È tardo pomeriggio. Sono nel mio giardino. Leggo Il figlio del Paradiso di Ghvmbert Catholicvs (nome d’arte di Umberto Martorana). Mi colpisce di questo scrittore, fin dalle prime pagine, il gusto per l’ibridazione, per la fusione in un testo di prosa breve di generi fra loro molto diversi: il racconto, il saggio filosofico e teologico. L’autore non segue schemi precisi e codificati. La sua opera non rientra assolutamente in una narrativa di tipo commerciale; anzi al contrario si percepisce una forte immaginazione che si fonde con una vasta erudizione e con riferimenti biografici personali. La scrittura ha qui una funzione esistenzialistica: il personaggio-protagonista, narratore della propria vicenda, guarda con distanza, attraverso la lente della creazione letteraria il proprio passato, le persone che ha conosciuto nella sua vita ma anche la storia della sua terra di origine, cioè la Sicilia, e in particolare Taormina.
Come l’ultimo dei ‘gattopardi’ riconosce che la sua anima è il frutto di incontri di culture e radici a volte contrastanti fra di loro. Proviene da una famiglia cattolicissima che fin dalla giovane età lo ha educato ai valori cristiani. Centrale nel suo percorso di crescita è stato, come lui stesso riconosce, un certo zio Clemente, protonotario apostolico della reale cappella palatina di Palermo con il quale passava le giornate a disquisire su questioni teologiche, e poi il nonno paterno (lo stesso che aveva dato allo zio il nome di papa Clemente V), magro, dal portamento elegante, che trascorreva il tempo nella biblioteca di casa a leggere testi filosofici. Ma a dispetto di questa formazione cattolica in lui serpeggiano fluidi arcaici, una sorta di paganesimo e una razionalità che lo spinge a indagare su Dio, sulla natura, anzi a identificare Dio con la natura. Ciò lo porta alla conclusione che gli squilibri degli uomini sono il frutto di un allontanamento dalla natura.

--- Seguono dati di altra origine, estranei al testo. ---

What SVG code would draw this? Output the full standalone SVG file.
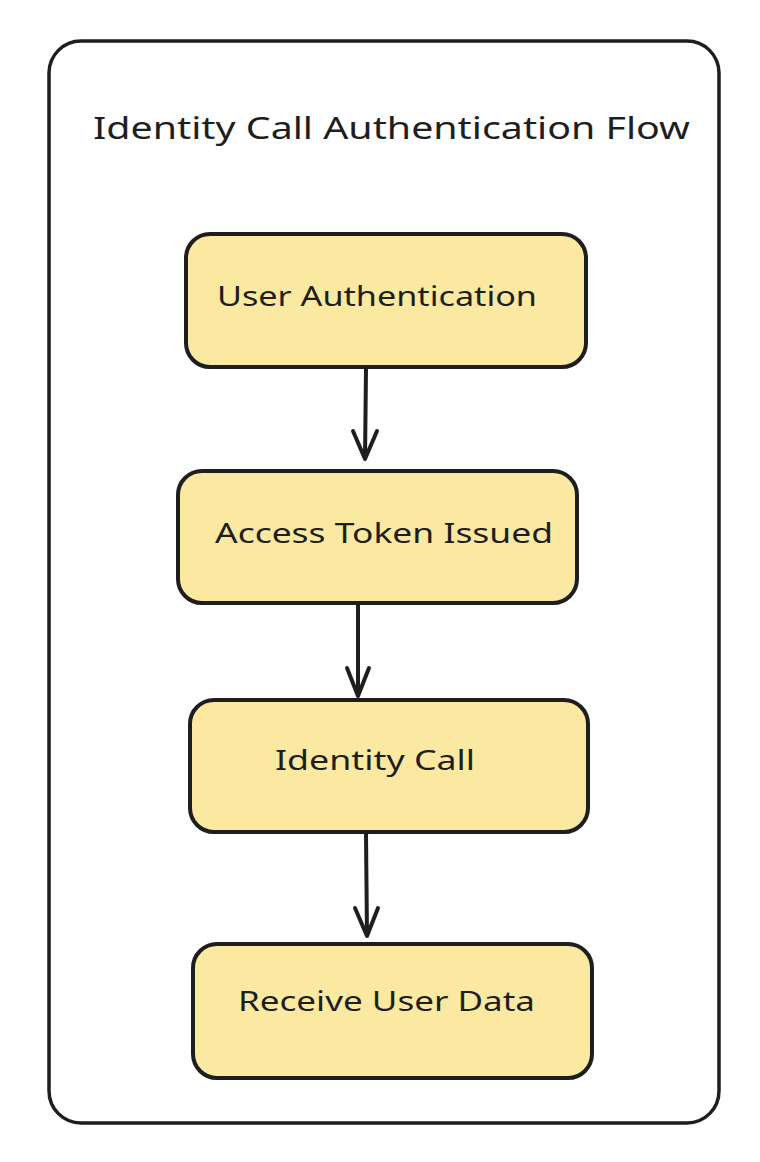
<svg xmlns="http://www.w3.org/2000/svg" width="760" height="1162" viewBox="0 0 760 1162">
<defs>
<style>
.frame{fill:#ffffff;stroke:#1e1e1e;stroke-width:3.5}
.box{fill:#fbe9a1;stroke:#1e1e1e;stroke-width:4}
.lbl{font-family:"Noto Sans","Liberation Sans",sans-serif;font-size:27px;fill:#1e1e1e}
.ttl{font-family:"Noto Sans","Liberation Sans",sans-serif;font-size:30px;fill:#1e1e1e}
.edge{fill:none;stroke:#1e1e1e;stroke-width:4;stroke-linecap:round;stroke-linejoin:round}
</style>
</defs>
<rect width="760" height="1162" fill="#ffffff"/>
<g id="container">
<rect class="frame" x="49" y="41" width="670" height="1082" rx="32" ry="32"/>
<text class="ttl" x="93" y="139" textLength="597" lengthAdjust="spacingAndGlyphs">Identity Call Authentication Flow</text>
</g>
<g id="connectors">
<path class="edge" d="M366 369 L365 459 M353 431 L365 459 L377 431"/>
<path class="edge" d="M358 604 L358 696 M347 668 L358 696 L369 668"/>
<path class="edge" d="M366 834 L367 936 M355 908 L367 936 L378 908"/>
</g>
<g id="node-user-auth">
<rect class="box" x="186" y="234" width="400" height="133" rx="24" ry="24"/>
<text class="lbl" x="217" y="306" textLength="320" lengthAdjust="spacingAndGlyphs">User Authentication</text>
</g>
<g id="node-access-token">
<rect class="box" x="178" y="471" width="399" height="132" rx="24" ry="24"/>
<text class="lbl" x="215" y="543" textLength="338" lengthAdjust="spacingAndGlyphs">Access Token Issued</text>
</g>
<g id="node-identity-call">
<rect class="box" x="190" y="700" width="398" height="132" rx="24" ry="24"/>
<text class="lbl" x="275" y="770" textLength="200" lengthAdjust="spacingAndGlyphs">Identity Call</text>
</g>
<g id="node-receive-data">
<rect class="box" x="193" y="944" width="399" height="134" rx="24" ry="24"/>
<text class="lbl" x="238" y="1011" textLength="297" lengthAdjust="spacingAndGlyphs">Receive User Data</text>
</g>
</svg>
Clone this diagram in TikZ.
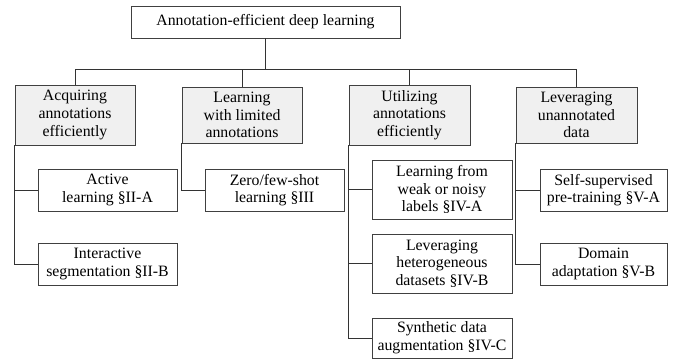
\documentclass[tikz,border=0pt]{standalone}
\usepackage{fontspec}
\setmainfont{Liberation Serif}
\begin{document}
\begin{tikzpicture}[x=1pt,y=-1pt,
  box/.style={draw=black!75,line width=0.9pt,inner sep=0pt,align=center,
    font=\fontsize{15.8}{17.7}\selectfont},
  topbox/.style={box,fill=black!6},
  wire/.style={draw=black!80,line width=0.9pt}]
\useasboundingbox (0,0) rectangle (683,360);
\node[box,minimum width=269pt,minimum height=32pt] (root) at (265.5,22) {Annotation-efficient deep learning};
\node[topbox,minimum width=120pt,minimum height=60pt] (A) at (75,115) {Acquiring\\annotations\\efficiently};
\node[topbox,minimum width=120pt,minimum height=56pt] (B) at (242,115) {Learning\\with limited\\annotations};
\node[topbox,minimum width=121pt,minimum height=60pt] (C) at (409.5,115) {Utilizing\\annotations\\efficiently};
\node[topbox,minimum width=121pt,minimum height=56pt] (D) at (576.5,115) {Leveraging\\unannotated\\data};
\node[box,minimum width=139pt,minimum height=42pt] (A1) at (107.5,190) {Active\\learning \S II-A};
\node[box,minimum width=139pt,minimum height=42pt] (A2) at (107.5,264) {Interactive\\segmentation \S II-B};
\node[box,minimum width=139pt,minimum height=42pt] (B1) at (274.5,190) {Zero/few-shot\\learning \S III};
\node[box,minimum width=140pt,minimum height=59pt] (C1) at (442,189.5) {Learning from\\weak or noisy\\labels \S IV-A};
\node[box,minimum width=140pt,minimum height=59pt] (C2) at (442,263.5) {Leveraging\\heterogeneous\\datasets \S IV-B};
\node[box,minimum width=140pt,minimum height=40pt] (C3) at (442,338) {Synthetic data\\augmentation \S IV-C};
\node[box,minimum width=127pt,minimum height=42pt] (D1) at (603.5,190) {Self-supervised\\pre-training \S V-A};
\node[box,minimum width=127pt,minimum height=42pt] (D2) at (603.5,264) {Domain\\adaptation \S V-B};
\coordinate (bus) at (265.5,69);
\draw[wire] (root.south) -- (bus);
\draw[wire] (A.north) -- (A.north |- bus) -- (D.north |- bus) -- (D.north);
\draw[wire] (B.north) -- (B.north |- bus);
\draw[wire] (C.north) -- (C.north |- bus);
\draw[wire] (A.south west) -- (A.south west |- A2.west) -- (A2.west);
\draw[wire] (A.south west |- A1.west) -- (A1.west);
\draw[wire] (B.south west) -- (B.south west |- B1.west) -- (B1.west);
\draw[wire] (C.south west) -- (C.south west |- C3.west) -- (C3.west);
\draw[wire] (C.south west |- C1.west) -- (C1.west);
\draw[wire] (C.south west |- C2.west) -- (C2.west);
\draw[wire] (D.south west) -- (D.south west |- D2.west) -- (D2.west);
\draw[wire] (D.south west |- D1.west) -- (D1.west);
\end{tikzpicture}
\end{document}
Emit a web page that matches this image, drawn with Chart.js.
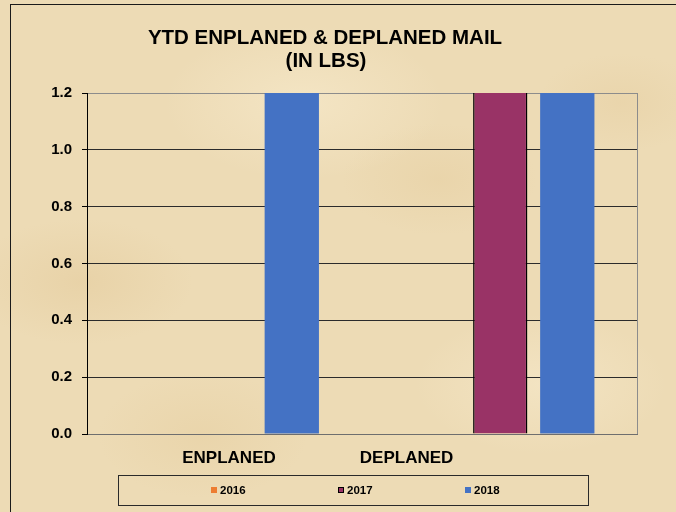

La prima parte del testo è, quindi, una lunga digressione teologica e filosofica (impensabile nella narrativa contemporanea italiana molto appiattita su uno schema spesso fisso e sul romanzo poliziesco e giallo). Il protagonista-narratore per rispondere a un suo bisogno di verità e per spiegare la ragione per cui lui è il figlio del Paradiso fa ricorso alla sua memoria storica ma anche alla sua conoscenza della teologia e della filosofia. Un argomento apparentemente di poco rilievo come l’appellativo di figlio del Paradiso si intreccia con temi seri come quello di Dio, che considera spettatore delle sue vicende, e magari dotato di uno spiccato senso dell’umorismo e pronto a sorridere di quanto lui si accinge a scrivere (p. 9):
[…] Lontano dal voler essere blasfemo e irriverente verso l’Ente supremo, l’Altissimo: […] che sicuramente è al di sopra di ogni cosa e avrà un acceso e intenso senso dell’umorismo per potermi perdonare se involontariamente lo offendo. […]
Il protagonista della vicenda nella seconda parte del testo spiegherà che l’appellativo figlio del Paradiso deriva da una villa chiamata villa Paradiso, nella quale abitavano i suoi genitori. Quindi lui è il figlio del Paradiso perché è nato a villa Paradiso ma anche perché da bambino era bello come un angelo, e a ragione meritava di chiamarsi così.
I vari segmenti del testo sono tenuti insieme da un umorismo elegante e fine. Penso alle parti che l’io narrante dedica al racconto dell’ora in cui è nato, e che considera la causa di un trauma di cui ancora non riesce a liberarsi. Per determinare con precisione questo dettaglio ricorre alla cabala ebraica, a un amico matematico, all’oroscopo cinese, ecc. Tutti i suoi sforzi sono però vani, perché le vicende della sua vita come le disavventure teatrali e cinematografiche sembrano contraddire quanto gli oroscopi gli avevano predetto.
Molto intensi sono anche i passi che dedica a Maria, la balia, alla quale è stato legato da un affetto profondo e autentico. La figura della donna affiora sulla pagina in tutta la sua eleganza e femminilità facendo così percepire la genuinità di un mondo legato al sacro e ai riti della natura che l’uomo moderno con la sua sete di denaro e con una fede quasi cieca nella tecnica continua a distruggere. È forse questo il messaggio più importante del libro, che ci ricorda che ogni uomo non è solo razionalità ma anche tanto altro. E in quel tanto altro c’è la bellezza dell’umano e della natura. Che giorno dopo giorno purtroppo stiamo dimenticando e distruggendo!